Quello definitivo l’ebbe a Firenze, dove
approdò l’anno dopo, allorché Befani si trovò a dover cercare il successore di Julinho.
Uccellino che vola, affibbiatogli per la sua leggerenza e agilità
da Beppe Pegolotti, leggendario giornalista della Nazione.
Nei nove anni successivi, Kurt ebbe la sua consacrazione, segnando 151 gol
(record viola fino al 14 maggio 2000, allorché fu superato da Batistuta) con
una media partita pari a 0,48, lui che di partite in serie A ne giocò alla fine
400.
Non vinse mai la classifica cannonieri in
Italia, ma è stata l’ala destra viola più prolifica di tutti i tempi.

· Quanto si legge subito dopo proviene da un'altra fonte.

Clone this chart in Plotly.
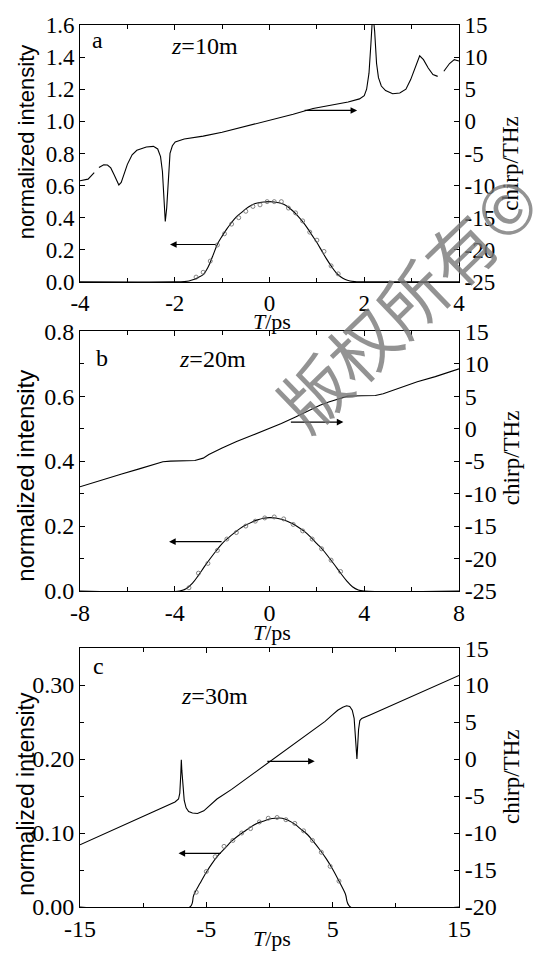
import plotly.graph_objects as go

# ---------------- data ----------------
# panel a (z = 10 m)
a_T = [-4, -2.0, -1.8, -1.7, -1.6, -1.5, -1.4, -1.3, -1.2, -1.1, -1.0, -0.9, -0.8, -0.7, -0.6, -0.5,
       -0.4, -0.3, -0.2, -0.1, 0, 0.1, 0.2, 0.3, 0.4, 0.5, 0.6, 0.7, 0.8, 0.9, 1.0, 1.1, 1.2, 1.3,
       1.4, 1.5, 1.6, 1.7, 1.8, 1.9, 2.0, 4]
a_I = [0, 0, 0.002, 0.006, 0.015, 0.028, 0.045, 0.09, 0.16, 0.235, 0.285, 0.33, 0.37, 0.405, 0.43,
       0.455, 0.475, 0.488, 0.495, 0.498, 0.5, 0.498, 0.493, 0.483, 0.465, 0.44, 0.41, 0.375, 0.335,
       0.29, 0.245, 0.195, 0.145, 0.1, 0.06, 0.032, 0.015, 0.006, 0.002, 0.0005, 0, 0]
a_mT = [-1.55, -1.4, -1.25, -1.1, -0.95, -0.8, -0.65, -0.5, -0.35, -0.2, -0.05, 0.1, 0.25, 0.4,
        0.55, 0.7, 0.85, 1.0, 1.15, 1.3, 1.45]
a_mI = [0.03, 0.06, 0.13, 0.23, 0.30, 0.36, 0.40, 0.44, 0.47, 0.48, 0.50, 0.50, 0.50, 0.46, 0.43,
        0.38, 0.31, 0.26, 0.19, 0.10, 0.05]
a_cT = [-4, -3.83, -3.7, None, -3.6, -3.5, -3.42, -3.35, -3.28, -3.22, -3.18, -3.13, -3.08, -3.0,
        -2.9, -2.8, -2.6, -2.45, -2.36, -2.3, -2.26, -2.23, -2.2, -2.17, -2.14, -2.1, -2.05, -1.99,
        -1.8, -1.4, -1.0, -0.5, 0, 0.5, 0.92, 1.3, 1.66, 1.9, 2.0, 2.05, 2.1, 2.14, 2.18, 2.22, 2.26,
        2.3, 2.36, 2.45, 2.6, 2.75, 2.88, 2.98, 3.08, 3.17, 3.25, 3.35, 3.45, 3.55, None, 3.68, 3.8,
        3.9, 4.0]
a_C = [-9.25, -9.0, -8.0, None, -7.2, -6.75, -6.8, -7.25, -8.3, -9.4, -9.9, -9.5, -8.5, -6.7,
       -5.2, -4.5, -4.0, -3.9, -4.3, -5.5, -7.8, -11.5, -15.6, -13.5, -9.0, -5.0, -3.8, -3.2,
       -2.75, -2.3, -1.7, -0.8, 0.2, 1.1, 2.0, 2.5, 3.0, 3.5, 4.0, 5.0, 7.5, 12.0, 17.0, 14.0, 9.0,
       6.8, 5.5, 4.8, 4.3, 4.4, 5.0, 6.5, 8.5, 10.2, 9.6, 8.3, 7.3, 7.0, None, 7.8, 9.0, 9.6, 9.4]

# panel b (z = 20 m)
b_T = [-8, -3.8, -3.5, -3.25, -3.0, -2.75, -2.5, -2.25, -2.0, -1.75, -1.5, -1.25, -1.0, -0.75,
       -0.5, -0.25, 0, 0.25, 0.5, 0.75, 1.0, 1.25, 1.5, 1.75, 2.0, 2.25, 2.5, 2.75, 3.0, 3.25, 3.5,
       3.75, 4.0, 8]
b_I = [0, 0, 0.008, 0.024, 0.048, 0.075, 0.1, 0.124, 0.146, 0.163, 0.178, 0.192, 0.203, 0.212,
       0.219, 0.224, 0.226, 0.225, 0.221, 0.215, 0.206, 0.195, 0.182, 0.165, 0.146, 0.127, 0.104,
       0.08, 0.055, 0.032, 0.013, 0.003, 0, 0]
b_mT = [-3.4, -3.0, -2.6, -2.2, -1.8, -1.4, -1.0, -0.6, -0.2, 0.2, 0.6, 1.0, 1.4, 1.8, 2.2, 2.6, 3.0]
b_mI = [0.01, 0.055, 0.085, 0.125, 0.16, 0.18, 0.20, 0.215, 0.225, 0.228, 0.222, 0.205, 0.185,
        0.16, 0.13, 0.095, 0.06]
b_cT = [-8, -7, -6.24, -5.5, -4.92, -4.5, -4.18, -3.6, -3.15, -2.8, -2.56, -2.0, -1.39, -0.7, 0,
        0.5, 1.1, 1.6, 2.13, 2.5, 2.86, 3.3, 3.9, 4.47, 4.8, 5.06, 5.6, 6.24, 7.0, 8]
b_C = [-8.95, -7.9, -7.0, -6.2, -5.5, -5.1, -5.0, -4.95, -4.9, -4.55, -4.0, -3.0, -2.0, -1.0, 0.0,
       0.8, 1.8, 2.7, 3.6, 4.1, 4.5, 5.0, 5.05, 5.1, 5.35, 5.7, 6.4, 7.2, 8.0, 9.2]

# panel c (z = 30 m)
c_T = [-15, -6.3, -6.0, -5.5, -5.0, -4.5, -4.0, -3.5, -3.0, -2.5, -2.0, -1.5, -1.0, -0.5, 0, 0.5,
       1.0, 1.5, 2.0, 2.5, 3.0, 3.5, 4.0, 4.5, 5.0, 5.5, 6.0, 6.4, 15]
c_I = [0, 0, 0.016, 0.032, 0.047, 0.06, 0.071, 0.08, 0.089, 0.096, 0.102, 0.108, 0.113, 0.116,
       0.119, 0.12, 0.12, 0.117, 0.112, 0.105, 0.098, 0.088, 0.077, 0.065, 0.051, 0.035, 0.018, 0, 0]
c_mT = [-5.8, -5.0, -4.3, -3.6, -2.9, -2.2, -1.5, -0.8, -0.1, 0.6, 1.3, 2.0, 2.7, 3.4, 4.1, 4.8, 5.5]
c_mI = [0.02, 0.048, 0.068, 0.082, 0.09, 0.10, 0.106, 0.115, 0.12, 0.121, 0.118, 0.113, 0.103,
        0.09, 0.074, 0.055, 0.035]
c_cT = [-15, -12, -10, -8.5, -7.48, -7.2, -7.1, -7.02, -6.98, -6.94, -6.87, -6.75, -6.6, -6.4,
        -6.1, -5.7, -5.2, -4.16, -3.0, -1.95, -1.0, 0.0, 1.0, 2.2, 3.3, 4.4, 5.0, 5.4, 5.8, 6.1,
        6.35, 6.55, 6.7, 6.8, 6.87, 6.92, 6.97, 7.05, 7.15, 7.3, 8.0, 10.49, 12.5, 15]
c_C = [-11.6, -9.3, -7.75, -6.6, -5.8, -5.4, -4.6, -2.0, -0.1, -1.5, -3.7, -5.6, -6.6, -7.1, -7.3,
       -7.35, -7.0, -5.4, -4.1, -2.8, -1.5, -0.3, 0.9, 2.4, 3.8, 5.1, 6.0, 6.6, 7.0, 7.2, 7.1, 6.6,
       5.5, 3.0, 1.0, 0.0, 1.5, 4.0, 5.2, 5.5, 6.0, 7.9, 9.4, 11.3]

# tick labels
a_xt = [-4, -2, 0, 2, 4]
a_yt = [0.0, 0.2, 0.4, 0.6, 0.8, 1.0, 1.2, 1.4, 1.6]
a_y2t = [-25, -20, -15, -10, -5, 0, 5, 10, 15]
b_xt = [-8, -4, 0, 4, 8]
b_yt = [0.0, 0.2, 0.4, 0.6, 0.8]
b_y2t = [-25, -20, -15, -10, -5, 0, 5, 10, 15]
c_xt = [-15, -5, 5, 15]
c_yt = [0.0, 0.10, 0.20, 0.30]
c_y2t = [-20, -15, -10, -5, 0, 5, 10, 15]

# ---------------- figure ----------------
W, H = 545, 954
L, R, TOP, BOT = 80, 459, 14, 910


def pxx(x):
    return (x - L) / (R - L)


def pyy(y):
    return (BOT - y) / (BOT - TOP)


SERIF = "Liberation Serif"
SANS = "Liberation Sans"
LINE = dict(color="black", width=1.1)

fig = go.Figure()
panels = [
    ("x", "y", "y2", a_T, a_I, a_mT, a_mI, a_cT, a_C),
    ("x2", "y3", "y4", b_T, b_I, b_mT, b_mI, b_cT, b_C),
    ("x3", "y5", "y6", c_T, c_I, c_mT, c_mI, c_cT, c_C),
]
for xa, ya, ya2, T_, I_, mT, mI, cT, C_ in panels:
    fig.add_trace(go.Scatter(x=T_, y=I_, mode="lines", line=LINE, xaxis=xa, yaxis=ya,
                             showlegend=False, line_shape="spline"))
    fig.add_trace(go.Scatter(x=mT, y=mI, mode="markers", xaxis=xa, yaxis=ya, showlegend=False,
                             marker=dict(symbol="circle-open", size=4, color="#666",
                                         line=dict(width=0.8))))
    fig.add_trace(go.Scatter(x=cT, y=C_, mode="lines", line=LINE, xaxis=xa, yaxis=ya2,
                             showlegend=False))


def common(size):
    return dict(showgrid=False, zeroline=False, showline=True, linecolor="black", linewidth=1,
                ticks="inside", ticklen=5, tickcolor="black", tickwidth=1,
                tickfont=dict(family=SERIF, size=size, color="black"), tickmode="array")


def xax(rng, tv, minor_vals, anchor, size):
    return dict(common(size), range=rng, tickvals=tv, ticktext=[str(v) for v in tv],
                anchor=anchor, domain=[0, 1], mirror="ticks",
                minor=dict(tickvals=minor_vals, ticks="inside", ticklen=4, tickcolor="black"))


def yax(rng, tv, dec, dom, anchor, size, minor_vals=None):
    d = dict(common(size), range=rng, tickvals=tv, ticktext=[f"{v:.{dec}f}" for v in tv],
             domain=dom, anchor=anchor)
    if minor_vals:
        d["minor"] = dict(tickvals=minor_vals, ticks="inside", ticklen=4, tickcolor="black")
    return d


def y2ax(rng, tv, over, anchor, size):
    return dict(common(size), range=rng, tickvals=tv, ticktext=[str(v) for v in tv],
                overlaying=over, side="right", anchor=anchor)


dom_a = [pyy(275), 1.0]
dom_b = [pyy(589), pyy(325)]
dom_c = [0.0, pyy(647)]

fig.update_layout(
    width=W, height=H, margin=dict(l=L, r=W - R, t=TOP, b=H - BOT),
    paper_bgcolor="white", plot_bgcolor="white",
    xaxis=xax([-4, 4], a_xt, [-3, -1, 1, 3], "y", 23),
    yaxis=yax([0, 1.6], a_yt, 1, dom_a, "x", 23),
    yaxis2=y2ax([-25, 15], a_y2t, "y", "x", 23),
    xaxis2=xax([-8, 8], b_xt, [-6, -2, 2, 6], "y3", 24),
    yaxis3=yax([0, 0.8], b_yt, 1, dom_b, "x2", 24, [0.1, 0.3, 0.5, 0.7]),
    yaxis4=y2ax([-25, 15], b_y2t, "y3", "x2", 24),
    xaxis3=xax([-15, 15], c_xt, [-10, 0, 10], "y5", 24),
    yaxis5=yax([0, 0.35], c_yt, 2, dom_c, "x3", 24, [0.05, 0.15, 0.25]),
    yaxis6=y2ax([-20, 15], c_y2t, "y5", "x3", 24),
)

ann = []


def text(x, y, s, size=22, family=SERIF, angle=0, color="black"):
    ann.append(dict(x=pxx(x), y=pyy(y), xref="paper", yref="paper", text=s, showarrow=False,
                    font=dict(family=family, size=size, color=color), textangle=angle,
                    xanchor="center", yanchor="middle"))


# panel labels
text(97, 29, "a", size=24)
text(204, 35, "<i>z</i>=10m", size=24)
text(102, 352, "b", size=24)
text(212, 353, "<i>z</i>=20m", size=24)
text(98, 665, "c", size=24)
text(214, 696, "<i>z</i>=30m", size=24)
# axis titles
for yc, fs in [(133, 22), (472, 24), (795, 23)]:
    text(26, yc, "normalized intensity", size=fs, family=SANS, angle=-90)
for yc in [155, 454, 778]:
    text(511, yc, "chirp/THz", size=23, angle=-90)
for yc in [315, 631, 942]:
    text(272, yc, "<i>T</i>/ps", size=22)

# arrows (tail -> head)
arrows = [
    ("x", "y", -1.11, 0.233, -2.1, 0.233),
    ("x", "y2", 0.71, 1.7, 1.85, 1.7),
    ("x2", "y3", -1.96, 0.152, -4.24, 0.152),
    ("x2", "y4", 0.84, 1.0, 3.12, 1.0),
    ("x3", "y5", -3.75, 0.0725, -7.2, 0.0725),
    ("x3", "y6", -0.29, -0.3, 3.58, -0.3),
]
for xr, yr, x0, y0, x1, y1 in arrows:
    ann.append(dict(x=x1, y=y1, ax=x0, ay=y0, xref=xr, yref=yr, axref=xr, ayref=yr, text="",
                    showarrow=True, arrowhead=2, arrowsize=1.1, arrowwidth=1.2,
                    arrowcolor="black", standoff=0, startstandoff=0))

# watermark
ann.append(dict(x=pxx(406), y=pyy(294), xref="paper", yref="paper", text="版权所有©",
                showarrow=False, textangle=-44,
                font=dict(family="Noto Sans CJK SC", size=68, color="rgba(120,120,120,0.8)"),
                xanchor="center", yanchor="middle"))

fig.update_layout(annotations=ann)
fig.write_html("out.html")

Suo è il
record di gol segnati in trasferta, cinque, in quel 7-1 in casa dell’Atalanta che è
a tutt’oggi la vittoria più rotonda di sempre della Fiorentina fuori casa.
Nella sua epoca, la Fiorentina dei
campioni di Befani e Bernardini prima, e di Longinotti e Baglini e della linea
verde poi non scese mai al di sotto del settimo posto in campionato, e
vinse la prima edizione della Coppa delle Coppe.
Quando nel 1967, la Fiorentina lo cedette
al Milan promuovendo in prima squadra il giovane Primavera Luciano
Chiarugi, sembrò un buon affare. Uccellino aveva 33 anni,
Luciano ne aveva 20. Il destino in realtà si divertì alla grande. Prima toccò
ad Hamrin, vecchia gloria nella squadra rossonera delle vecchie glorie Trapattoni
e Maldini (più il giovane Rivera) a vincere
lo scudetto. Poi, l’anno dopo, 1969, toccò alla Fiorentina di Chiarugi a
trionfare, mentre lo svedese risultava decisivo per la vittoria milanista in Coppa
dei Campioni.
Dopo aver appeso le scarpe al chiodo ed
aver tentato brevemente la carriera di allenatore a Vercelli, Hamrin tornò in
patria e avviò un’attività imprenditoriale, lui che da ragazzo era stato
operaio. Fino al 2005 la sua ditta di import-export di ceramica tra l’Italia e
la Svezia ha retto, poi, come tanti, ha dovuto cedere alla concorrenza cinese.
Negli ultimi anni si è stabilito a
Coverciano, dove ha svolto attività di talent scout (per il Milan, la
Fiorentina dei Della Valle non ha trovato posto per lui, come
per altre bandiere) e ha insegnato calcio nella Settignanese. L’Uccellino,
come tanti altri, alla fine ha fatto l’ultimo nido a Firenze.